WASHINGTON — With the government reporting the third consecutive month of job losses Friday and wages lagging inflation, the problems that originally centered on housing and financial markets now appear to have spread through almost every segment of the economy.
The unemployment rate hit 5.1 percent in March, up from 4.8 percent in February and the highest level since the wholesale job losses that followed Hurricane Katrina in September 2005. Employers reported that nonfarm payrolls shrank by 80,000 jobs, the sharpest drop in five years.
The combination of contracting payrolls and stagnating wages — on top of falling home values and tighter credit — makes an economic downturn almost certain, economists said, because consumer spending accounts for 70 percent of the nation's gross domestic product. It also raises the possibility that recovery could be slow and painful.
"With the consumer's only source of support for spending coming from job-related income growth, a rapidly weakening labor market is the worst possible news for the economy," Joshua Shapiro, chief U.S. economist for MFR Inc., wrote in an e-mail to the New York forecasting company's clients.
"Until government checks start flowing sometime in May, the consumer is going to be a major handicap for the economy," he said, referring to rebates the government is issuing to most taxpayers as part of an economic stimulus plan.
The scope of the March job losses was more disturbing than the size of the decline, some said. Among the sectors hit were factories, construction companies, retailers, banks, real-estate businesses, mortgage brokers, hotels, airlines and architecture and engineering companies.
"It was a broad-based decline. It wasn't just housing and Wall Street. The problems in the housing market have now affected the rest of the economy," Mark Zandi, chief economist for Moody's Economy.com, said.
March's job losses followed declines of 76,000 jobs each in January and February, for a total contraction of 232,000 jobs over three months.

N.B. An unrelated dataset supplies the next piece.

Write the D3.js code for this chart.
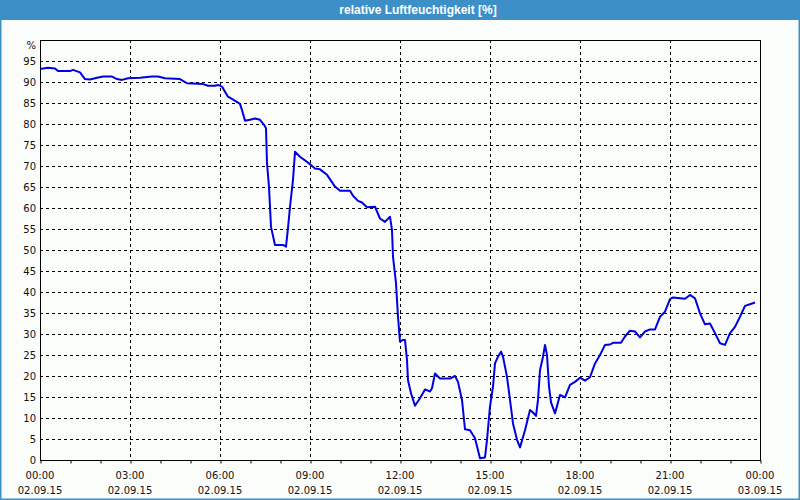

Meantime, average hourly earnings rose by 3.6 percent and monthly earnings by 3.3 percent for the previous 12 months. Neither kept pace with the 4 percent consumer inflation rate.
All together, the Labor department said, 914,000 workers have lost jobs over the last 12 months and 7.8 million are out of work. To keep pace with normal rate of population growth, the economy needs to create more than 100,000 a month, economists say.
"In a practical sense, there's not really a debate any more that we are in a recession," said Zandi. That is commonly defined as two consecutive quarters of decline in gross domestic product.
Some economists saw worrisome signs in the details of the government data. Alan Krueger, a former chief economist for the Labor Department who now teaches at Princeton University, noted that temporary jobs — a harbinger for the labor market as a whole — fell off sharply in March, suggesting the labor market is unlikely to recover soon.
"Temporary help is one of the first places companies cut when things are bad and one of the first places they add when things begin to get better. But they are still cutting," Krueger said. "This report strikes me as ominous."
Politicians seized on Friday's news, with Democrats blaming Republicans for not doing enough to forestall an economic slowdown and Republicans warning that the Democrats would do even worse if they win the White House in November.
On Capitol Hill, Democrats argued that Congress should work quickly to extend unemployment benefits as part of a second economic stimulus package. A proposed extension was stripped from the stimulus legislation passed in January.
"If anyone still doubts the need to act swiftly and decisively to reverse the impact of Bush Republicans' economic policies, look no further than today's unemployment numbers that show the third straight month of job losses for American workers and businesses," said Senate Majority Leader Harry Reid, D-Nev. "This distressing trend tells us everything we need to know about the dangers of Republicans' 'wait-and-see' approach to the economy."